## Begin
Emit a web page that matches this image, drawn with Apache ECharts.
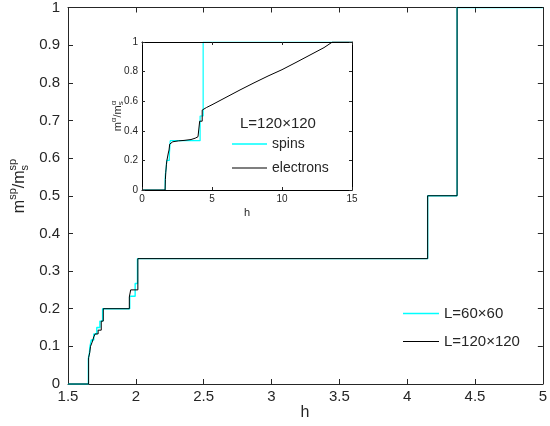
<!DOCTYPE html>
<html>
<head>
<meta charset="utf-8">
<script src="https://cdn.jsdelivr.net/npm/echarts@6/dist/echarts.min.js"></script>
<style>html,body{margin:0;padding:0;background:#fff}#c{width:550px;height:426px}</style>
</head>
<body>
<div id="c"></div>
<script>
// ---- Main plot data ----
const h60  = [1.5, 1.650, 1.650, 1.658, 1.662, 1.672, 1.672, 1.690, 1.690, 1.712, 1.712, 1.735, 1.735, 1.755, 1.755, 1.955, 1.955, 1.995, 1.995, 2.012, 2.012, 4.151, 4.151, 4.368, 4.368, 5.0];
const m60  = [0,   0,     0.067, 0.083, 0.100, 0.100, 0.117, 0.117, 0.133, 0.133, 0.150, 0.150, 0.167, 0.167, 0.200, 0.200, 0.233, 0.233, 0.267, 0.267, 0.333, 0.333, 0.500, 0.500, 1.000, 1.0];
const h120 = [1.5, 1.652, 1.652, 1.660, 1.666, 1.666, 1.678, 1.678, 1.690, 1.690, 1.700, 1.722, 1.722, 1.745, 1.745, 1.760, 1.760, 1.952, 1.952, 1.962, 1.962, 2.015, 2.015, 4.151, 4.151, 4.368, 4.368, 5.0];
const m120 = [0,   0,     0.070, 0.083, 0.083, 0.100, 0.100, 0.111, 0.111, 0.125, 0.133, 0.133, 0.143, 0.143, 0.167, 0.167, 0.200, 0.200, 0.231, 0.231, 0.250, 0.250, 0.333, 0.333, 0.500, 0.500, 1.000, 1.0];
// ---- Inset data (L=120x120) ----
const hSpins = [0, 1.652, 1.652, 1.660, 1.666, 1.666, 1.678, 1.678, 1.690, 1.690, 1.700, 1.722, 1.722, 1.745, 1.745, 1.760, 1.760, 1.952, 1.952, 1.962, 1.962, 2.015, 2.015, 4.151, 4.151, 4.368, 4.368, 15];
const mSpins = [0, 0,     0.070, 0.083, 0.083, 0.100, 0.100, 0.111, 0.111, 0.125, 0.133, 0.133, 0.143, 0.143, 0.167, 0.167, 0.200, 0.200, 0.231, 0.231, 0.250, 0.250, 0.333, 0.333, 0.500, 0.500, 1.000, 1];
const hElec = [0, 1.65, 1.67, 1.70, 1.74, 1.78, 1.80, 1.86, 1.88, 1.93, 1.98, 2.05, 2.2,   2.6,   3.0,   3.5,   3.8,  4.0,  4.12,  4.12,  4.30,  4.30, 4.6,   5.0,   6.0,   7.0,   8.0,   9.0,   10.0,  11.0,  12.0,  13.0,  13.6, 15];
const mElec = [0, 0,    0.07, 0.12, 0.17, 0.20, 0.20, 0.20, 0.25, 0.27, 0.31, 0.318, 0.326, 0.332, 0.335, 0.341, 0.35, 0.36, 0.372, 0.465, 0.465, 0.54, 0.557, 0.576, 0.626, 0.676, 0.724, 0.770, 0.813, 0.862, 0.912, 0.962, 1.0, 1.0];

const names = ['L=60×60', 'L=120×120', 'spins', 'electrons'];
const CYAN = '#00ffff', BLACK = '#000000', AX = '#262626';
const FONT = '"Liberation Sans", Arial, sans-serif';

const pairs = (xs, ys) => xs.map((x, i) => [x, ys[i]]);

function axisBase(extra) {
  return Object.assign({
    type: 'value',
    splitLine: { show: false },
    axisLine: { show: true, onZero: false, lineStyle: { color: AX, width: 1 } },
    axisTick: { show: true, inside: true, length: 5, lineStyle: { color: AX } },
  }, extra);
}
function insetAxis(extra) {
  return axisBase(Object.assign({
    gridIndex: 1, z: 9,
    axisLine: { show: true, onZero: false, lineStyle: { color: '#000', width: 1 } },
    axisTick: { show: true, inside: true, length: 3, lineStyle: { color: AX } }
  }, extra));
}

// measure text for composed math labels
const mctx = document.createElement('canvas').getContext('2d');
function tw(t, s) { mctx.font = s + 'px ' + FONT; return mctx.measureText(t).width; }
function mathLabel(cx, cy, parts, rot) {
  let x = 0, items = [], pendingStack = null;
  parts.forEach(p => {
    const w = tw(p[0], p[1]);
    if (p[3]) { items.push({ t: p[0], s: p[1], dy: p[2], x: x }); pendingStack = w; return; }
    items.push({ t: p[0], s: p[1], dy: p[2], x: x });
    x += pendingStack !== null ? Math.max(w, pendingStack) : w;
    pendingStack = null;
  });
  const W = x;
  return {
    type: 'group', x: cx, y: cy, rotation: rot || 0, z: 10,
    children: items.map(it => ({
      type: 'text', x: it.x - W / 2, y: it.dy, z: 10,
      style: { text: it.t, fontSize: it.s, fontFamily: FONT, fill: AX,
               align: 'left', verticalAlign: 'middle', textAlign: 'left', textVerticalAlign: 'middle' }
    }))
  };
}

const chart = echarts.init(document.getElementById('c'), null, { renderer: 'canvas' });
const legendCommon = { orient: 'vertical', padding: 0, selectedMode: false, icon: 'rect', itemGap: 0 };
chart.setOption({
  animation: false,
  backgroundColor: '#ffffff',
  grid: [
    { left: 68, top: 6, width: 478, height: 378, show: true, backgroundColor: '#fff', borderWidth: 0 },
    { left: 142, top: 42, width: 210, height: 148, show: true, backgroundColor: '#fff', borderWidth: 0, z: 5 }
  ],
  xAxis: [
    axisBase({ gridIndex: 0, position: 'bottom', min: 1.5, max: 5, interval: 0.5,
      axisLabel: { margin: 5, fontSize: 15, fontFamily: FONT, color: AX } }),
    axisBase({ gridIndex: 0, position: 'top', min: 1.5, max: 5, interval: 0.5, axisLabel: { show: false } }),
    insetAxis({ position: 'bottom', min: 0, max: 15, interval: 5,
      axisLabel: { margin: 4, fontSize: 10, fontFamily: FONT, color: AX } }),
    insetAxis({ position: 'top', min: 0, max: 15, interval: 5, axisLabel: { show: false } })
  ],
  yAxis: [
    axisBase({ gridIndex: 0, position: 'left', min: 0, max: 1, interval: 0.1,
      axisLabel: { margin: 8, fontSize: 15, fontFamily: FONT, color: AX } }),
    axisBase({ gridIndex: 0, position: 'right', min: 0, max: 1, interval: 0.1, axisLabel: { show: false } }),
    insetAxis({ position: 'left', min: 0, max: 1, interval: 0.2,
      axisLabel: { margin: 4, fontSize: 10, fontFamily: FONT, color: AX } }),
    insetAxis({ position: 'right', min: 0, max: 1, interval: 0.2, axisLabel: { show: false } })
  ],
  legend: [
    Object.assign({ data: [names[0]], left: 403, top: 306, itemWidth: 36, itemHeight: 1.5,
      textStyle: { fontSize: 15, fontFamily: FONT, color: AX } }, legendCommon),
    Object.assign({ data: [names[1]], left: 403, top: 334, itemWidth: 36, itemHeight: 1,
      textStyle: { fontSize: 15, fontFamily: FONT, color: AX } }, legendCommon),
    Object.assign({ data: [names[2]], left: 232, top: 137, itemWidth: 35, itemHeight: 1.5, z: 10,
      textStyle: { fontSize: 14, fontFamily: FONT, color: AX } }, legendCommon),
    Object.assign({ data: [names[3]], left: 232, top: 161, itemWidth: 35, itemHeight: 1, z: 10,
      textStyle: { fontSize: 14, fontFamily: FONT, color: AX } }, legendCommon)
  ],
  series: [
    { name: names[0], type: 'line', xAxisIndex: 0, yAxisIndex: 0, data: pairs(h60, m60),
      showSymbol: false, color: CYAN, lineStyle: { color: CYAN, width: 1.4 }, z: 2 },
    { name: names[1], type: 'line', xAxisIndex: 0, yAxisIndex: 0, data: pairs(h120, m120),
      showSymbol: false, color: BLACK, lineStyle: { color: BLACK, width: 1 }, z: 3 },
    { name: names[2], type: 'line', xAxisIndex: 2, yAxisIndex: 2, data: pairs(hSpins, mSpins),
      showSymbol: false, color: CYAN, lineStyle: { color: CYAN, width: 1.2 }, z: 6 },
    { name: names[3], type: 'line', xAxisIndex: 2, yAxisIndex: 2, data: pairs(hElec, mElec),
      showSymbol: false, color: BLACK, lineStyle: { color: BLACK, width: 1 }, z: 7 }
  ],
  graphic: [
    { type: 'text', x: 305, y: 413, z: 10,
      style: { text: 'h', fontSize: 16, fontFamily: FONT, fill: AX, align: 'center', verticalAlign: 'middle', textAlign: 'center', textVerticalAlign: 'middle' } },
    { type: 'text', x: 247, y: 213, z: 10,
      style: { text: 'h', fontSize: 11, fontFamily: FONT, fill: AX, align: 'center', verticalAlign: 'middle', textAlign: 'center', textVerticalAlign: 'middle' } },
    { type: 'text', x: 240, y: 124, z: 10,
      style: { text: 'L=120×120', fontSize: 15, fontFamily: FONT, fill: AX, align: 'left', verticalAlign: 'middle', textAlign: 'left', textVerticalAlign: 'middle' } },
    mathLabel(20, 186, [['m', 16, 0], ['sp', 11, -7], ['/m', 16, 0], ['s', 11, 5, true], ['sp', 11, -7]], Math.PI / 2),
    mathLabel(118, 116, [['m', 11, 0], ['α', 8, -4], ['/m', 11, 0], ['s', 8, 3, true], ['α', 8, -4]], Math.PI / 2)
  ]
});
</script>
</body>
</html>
## End
## Begin
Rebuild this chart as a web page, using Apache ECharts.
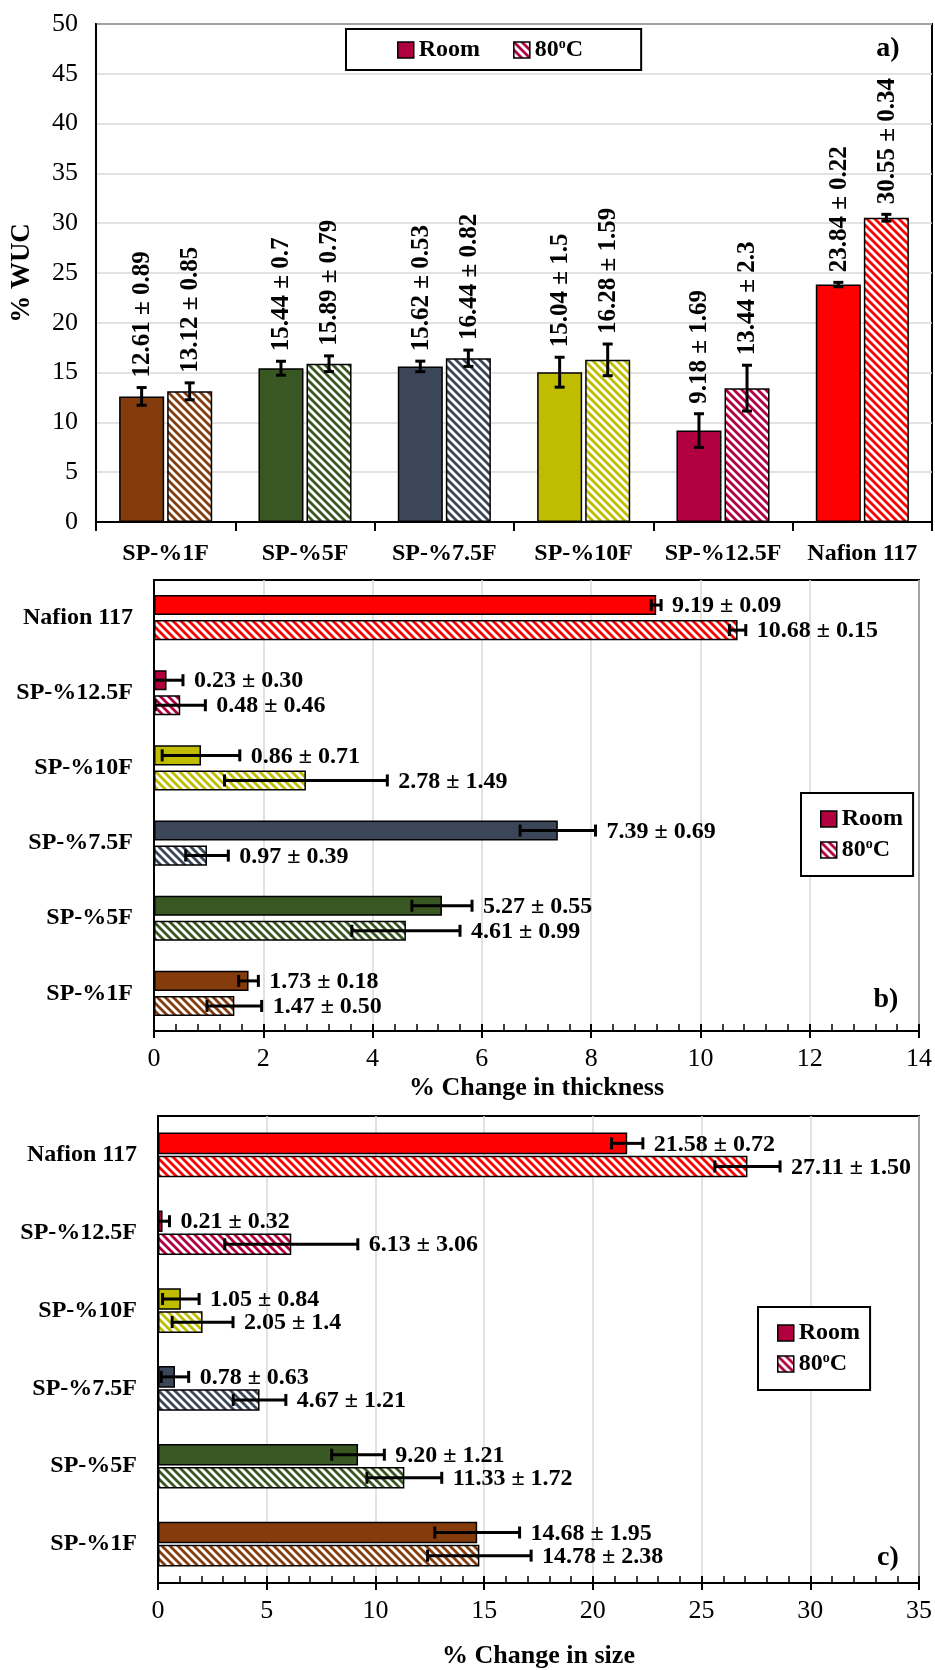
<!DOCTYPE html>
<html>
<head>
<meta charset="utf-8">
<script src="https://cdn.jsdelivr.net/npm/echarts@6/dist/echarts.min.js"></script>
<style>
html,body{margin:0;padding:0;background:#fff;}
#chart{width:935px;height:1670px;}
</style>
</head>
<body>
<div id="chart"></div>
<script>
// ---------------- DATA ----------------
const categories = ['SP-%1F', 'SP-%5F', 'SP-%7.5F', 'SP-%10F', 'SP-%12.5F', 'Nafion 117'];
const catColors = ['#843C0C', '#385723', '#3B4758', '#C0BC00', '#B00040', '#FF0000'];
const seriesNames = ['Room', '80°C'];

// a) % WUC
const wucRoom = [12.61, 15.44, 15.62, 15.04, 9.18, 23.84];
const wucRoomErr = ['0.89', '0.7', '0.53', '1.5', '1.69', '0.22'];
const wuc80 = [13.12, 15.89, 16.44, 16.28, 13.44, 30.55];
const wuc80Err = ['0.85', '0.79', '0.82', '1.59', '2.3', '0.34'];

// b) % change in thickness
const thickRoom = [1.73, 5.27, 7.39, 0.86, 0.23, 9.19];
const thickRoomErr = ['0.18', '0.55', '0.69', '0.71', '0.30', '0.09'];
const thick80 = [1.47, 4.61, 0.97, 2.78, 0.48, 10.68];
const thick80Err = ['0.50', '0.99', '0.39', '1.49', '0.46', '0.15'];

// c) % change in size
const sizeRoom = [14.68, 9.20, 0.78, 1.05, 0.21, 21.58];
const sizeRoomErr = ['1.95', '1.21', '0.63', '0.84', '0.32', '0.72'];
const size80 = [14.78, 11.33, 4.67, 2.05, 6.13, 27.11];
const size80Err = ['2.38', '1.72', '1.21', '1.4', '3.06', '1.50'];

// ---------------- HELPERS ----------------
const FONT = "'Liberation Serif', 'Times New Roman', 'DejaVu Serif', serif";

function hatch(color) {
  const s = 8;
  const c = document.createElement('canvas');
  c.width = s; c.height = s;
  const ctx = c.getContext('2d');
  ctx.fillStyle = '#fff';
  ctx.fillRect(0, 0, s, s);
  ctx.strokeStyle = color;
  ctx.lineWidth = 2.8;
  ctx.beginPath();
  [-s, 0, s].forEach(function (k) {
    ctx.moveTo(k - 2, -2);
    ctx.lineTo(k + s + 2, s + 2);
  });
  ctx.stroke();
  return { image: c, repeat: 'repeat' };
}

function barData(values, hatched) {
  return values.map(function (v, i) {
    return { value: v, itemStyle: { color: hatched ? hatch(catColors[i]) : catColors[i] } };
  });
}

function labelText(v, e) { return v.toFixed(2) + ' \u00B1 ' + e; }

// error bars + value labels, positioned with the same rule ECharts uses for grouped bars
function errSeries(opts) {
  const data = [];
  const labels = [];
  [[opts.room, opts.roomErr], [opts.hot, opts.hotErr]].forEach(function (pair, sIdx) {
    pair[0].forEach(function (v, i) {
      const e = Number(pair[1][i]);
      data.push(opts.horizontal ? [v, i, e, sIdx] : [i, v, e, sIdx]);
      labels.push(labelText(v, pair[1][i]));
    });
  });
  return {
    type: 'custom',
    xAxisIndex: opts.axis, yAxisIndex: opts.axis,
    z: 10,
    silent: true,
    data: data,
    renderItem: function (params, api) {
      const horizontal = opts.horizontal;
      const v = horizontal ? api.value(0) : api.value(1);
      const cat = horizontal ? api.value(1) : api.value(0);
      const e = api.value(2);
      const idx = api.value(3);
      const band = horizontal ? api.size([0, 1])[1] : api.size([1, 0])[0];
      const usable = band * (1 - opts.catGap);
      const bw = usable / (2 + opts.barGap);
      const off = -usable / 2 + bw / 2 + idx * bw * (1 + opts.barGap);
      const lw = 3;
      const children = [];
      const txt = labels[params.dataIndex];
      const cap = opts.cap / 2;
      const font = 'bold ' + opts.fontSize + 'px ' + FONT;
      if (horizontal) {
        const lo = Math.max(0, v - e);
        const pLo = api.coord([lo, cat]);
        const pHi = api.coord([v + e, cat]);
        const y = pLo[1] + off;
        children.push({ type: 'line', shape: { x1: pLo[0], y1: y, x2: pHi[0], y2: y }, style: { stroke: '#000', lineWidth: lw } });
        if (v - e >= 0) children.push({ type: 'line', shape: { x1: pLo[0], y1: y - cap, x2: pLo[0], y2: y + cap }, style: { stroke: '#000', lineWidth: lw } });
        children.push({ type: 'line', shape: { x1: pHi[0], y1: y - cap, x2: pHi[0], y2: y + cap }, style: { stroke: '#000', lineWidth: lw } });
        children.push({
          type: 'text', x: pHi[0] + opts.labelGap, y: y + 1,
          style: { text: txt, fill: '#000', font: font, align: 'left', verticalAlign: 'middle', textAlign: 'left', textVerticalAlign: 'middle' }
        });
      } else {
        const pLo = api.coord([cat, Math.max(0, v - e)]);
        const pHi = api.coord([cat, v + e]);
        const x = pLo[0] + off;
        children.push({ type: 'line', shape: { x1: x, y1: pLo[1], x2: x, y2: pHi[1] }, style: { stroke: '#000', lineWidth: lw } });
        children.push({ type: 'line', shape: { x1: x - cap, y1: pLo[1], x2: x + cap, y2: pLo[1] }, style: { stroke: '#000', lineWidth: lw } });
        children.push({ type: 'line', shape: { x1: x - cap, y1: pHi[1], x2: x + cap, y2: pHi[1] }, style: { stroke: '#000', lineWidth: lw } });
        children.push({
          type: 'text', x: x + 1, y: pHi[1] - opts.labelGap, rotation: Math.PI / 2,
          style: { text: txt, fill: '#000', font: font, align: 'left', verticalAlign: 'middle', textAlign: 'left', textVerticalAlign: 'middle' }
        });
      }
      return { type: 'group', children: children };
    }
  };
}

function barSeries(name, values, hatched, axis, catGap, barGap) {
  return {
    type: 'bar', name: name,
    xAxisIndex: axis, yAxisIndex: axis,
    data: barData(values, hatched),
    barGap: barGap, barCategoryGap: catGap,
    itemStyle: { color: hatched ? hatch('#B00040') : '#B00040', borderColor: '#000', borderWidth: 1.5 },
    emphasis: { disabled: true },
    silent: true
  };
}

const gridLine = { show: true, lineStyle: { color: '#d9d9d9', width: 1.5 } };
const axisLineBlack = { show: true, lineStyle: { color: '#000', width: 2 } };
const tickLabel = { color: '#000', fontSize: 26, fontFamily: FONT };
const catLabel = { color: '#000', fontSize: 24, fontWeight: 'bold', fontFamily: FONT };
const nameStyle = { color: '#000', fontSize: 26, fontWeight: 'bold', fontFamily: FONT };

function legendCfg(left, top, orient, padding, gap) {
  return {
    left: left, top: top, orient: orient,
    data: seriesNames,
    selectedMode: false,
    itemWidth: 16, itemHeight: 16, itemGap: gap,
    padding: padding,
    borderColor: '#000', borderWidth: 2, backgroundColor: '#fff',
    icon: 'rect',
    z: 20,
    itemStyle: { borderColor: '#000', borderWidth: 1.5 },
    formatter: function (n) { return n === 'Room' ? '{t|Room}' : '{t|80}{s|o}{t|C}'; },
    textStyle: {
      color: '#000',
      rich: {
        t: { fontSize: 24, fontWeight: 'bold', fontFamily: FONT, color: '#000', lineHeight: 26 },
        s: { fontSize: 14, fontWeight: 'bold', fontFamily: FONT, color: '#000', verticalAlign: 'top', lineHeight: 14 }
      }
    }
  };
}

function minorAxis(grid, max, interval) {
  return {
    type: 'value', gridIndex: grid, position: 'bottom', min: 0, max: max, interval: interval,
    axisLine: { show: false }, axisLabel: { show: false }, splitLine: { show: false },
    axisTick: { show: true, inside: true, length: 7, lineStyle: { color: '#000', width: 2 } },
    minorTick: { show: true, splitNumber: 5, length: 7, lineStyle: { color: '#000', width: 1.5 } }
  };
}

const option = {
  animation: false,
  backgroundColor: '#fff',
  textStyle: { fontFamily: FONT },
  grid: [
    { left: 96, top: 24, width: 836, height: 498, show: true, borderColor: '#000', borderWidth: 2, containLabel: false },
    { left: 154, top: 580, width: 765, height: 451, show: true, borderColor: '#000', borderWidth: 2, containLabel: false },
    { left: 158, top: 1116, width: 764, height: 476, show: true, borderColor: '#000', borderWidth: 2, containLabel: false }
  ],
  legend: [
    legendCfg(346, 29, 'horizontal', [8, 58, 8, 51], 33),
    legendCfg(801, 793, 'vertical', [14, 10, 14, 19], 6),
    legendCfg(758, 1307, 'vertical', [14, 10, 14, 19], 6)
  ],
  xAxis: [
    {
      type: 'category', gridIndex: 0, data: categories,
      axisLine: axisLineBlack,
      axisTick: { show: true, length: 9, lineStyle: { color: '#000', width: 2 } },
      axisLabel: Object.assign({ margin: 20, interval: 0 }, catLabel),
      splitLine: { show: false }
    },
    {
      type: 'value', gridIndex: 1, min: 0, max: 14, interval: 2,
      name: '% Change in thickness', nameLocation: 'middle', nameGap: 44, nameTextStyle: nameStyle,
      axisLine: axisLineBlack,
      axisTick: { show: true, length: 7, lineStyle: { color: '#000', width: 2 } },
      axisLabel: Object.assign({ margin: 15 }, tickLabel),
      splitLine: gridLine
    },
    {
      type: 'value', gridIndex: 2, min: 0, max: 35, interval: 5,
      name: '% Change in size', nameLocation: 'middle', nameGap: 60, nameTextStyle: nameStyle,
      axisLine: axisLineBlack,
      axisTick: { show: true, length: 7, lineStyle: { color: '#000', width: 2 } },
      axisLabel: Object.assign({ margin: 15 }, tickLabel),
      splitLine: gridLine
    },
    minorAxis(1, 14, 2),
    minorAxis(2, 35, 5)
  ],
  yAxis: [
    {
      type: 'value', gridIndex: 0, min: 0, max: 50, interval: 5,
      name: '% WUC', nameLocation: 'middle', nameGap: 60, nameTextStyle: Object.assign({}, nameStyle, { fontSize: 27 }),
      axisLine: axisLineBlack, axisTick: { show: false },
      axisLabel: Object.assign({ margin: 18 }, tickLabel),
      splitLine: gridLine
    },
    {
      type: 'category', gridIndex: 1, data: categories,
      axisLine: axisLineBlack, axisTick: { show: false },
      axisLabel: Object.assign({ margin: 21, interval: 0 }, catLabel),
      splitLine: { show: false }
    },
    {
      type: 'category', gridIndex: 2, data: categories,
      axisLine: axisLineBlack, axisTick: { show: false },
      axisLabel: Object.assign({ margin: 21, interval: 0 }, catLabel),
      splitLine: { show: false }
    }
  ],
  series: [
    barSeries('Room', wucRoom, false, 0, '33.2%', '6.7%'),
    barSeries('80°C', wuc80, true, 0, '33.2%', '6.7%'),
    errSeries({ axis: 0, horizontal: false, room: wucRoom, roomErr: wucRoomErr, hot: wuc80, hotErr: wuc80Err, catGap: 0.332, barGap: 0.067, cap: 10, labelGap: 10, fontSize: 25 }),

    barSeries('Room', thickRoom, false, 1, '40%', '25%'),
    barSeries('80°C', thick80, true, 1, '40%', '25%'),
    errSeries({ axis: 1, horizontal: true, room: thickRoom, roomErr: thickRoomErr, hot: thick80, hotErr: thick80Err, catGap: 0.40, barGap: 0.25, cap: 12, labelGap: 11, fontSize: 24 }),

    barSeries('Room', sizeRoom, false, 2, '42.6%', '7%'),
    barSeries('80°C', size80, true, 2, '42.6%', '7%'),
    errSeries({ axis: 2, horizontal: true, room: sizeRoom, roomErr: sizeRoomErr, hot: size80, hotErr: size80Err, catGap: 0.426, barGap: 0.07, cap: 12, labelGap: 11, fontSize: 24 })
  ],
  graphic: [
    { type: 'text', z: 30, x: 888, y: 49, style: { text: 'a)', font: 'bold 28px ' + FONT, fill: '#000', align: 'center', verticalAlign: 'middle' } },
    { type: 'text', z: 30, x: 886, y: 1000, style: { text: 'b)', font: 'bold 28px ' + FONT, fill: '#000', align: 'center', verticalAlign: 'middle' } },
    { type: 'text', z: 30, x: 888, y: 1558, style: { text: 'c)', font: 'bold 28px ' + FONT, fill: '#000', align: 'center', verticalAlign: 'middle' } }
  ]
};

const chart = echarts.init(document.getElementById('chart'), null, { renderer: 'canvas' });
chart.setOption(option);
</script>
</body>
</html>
## End
## SHORT TASK
List every line in the records above that contains the word "page".

## RESULT OF THIS TASK
Emit a web page that matches this image, drawn with Apache ECharts.
Rebuild this chart as a web page, using Apache ECharts.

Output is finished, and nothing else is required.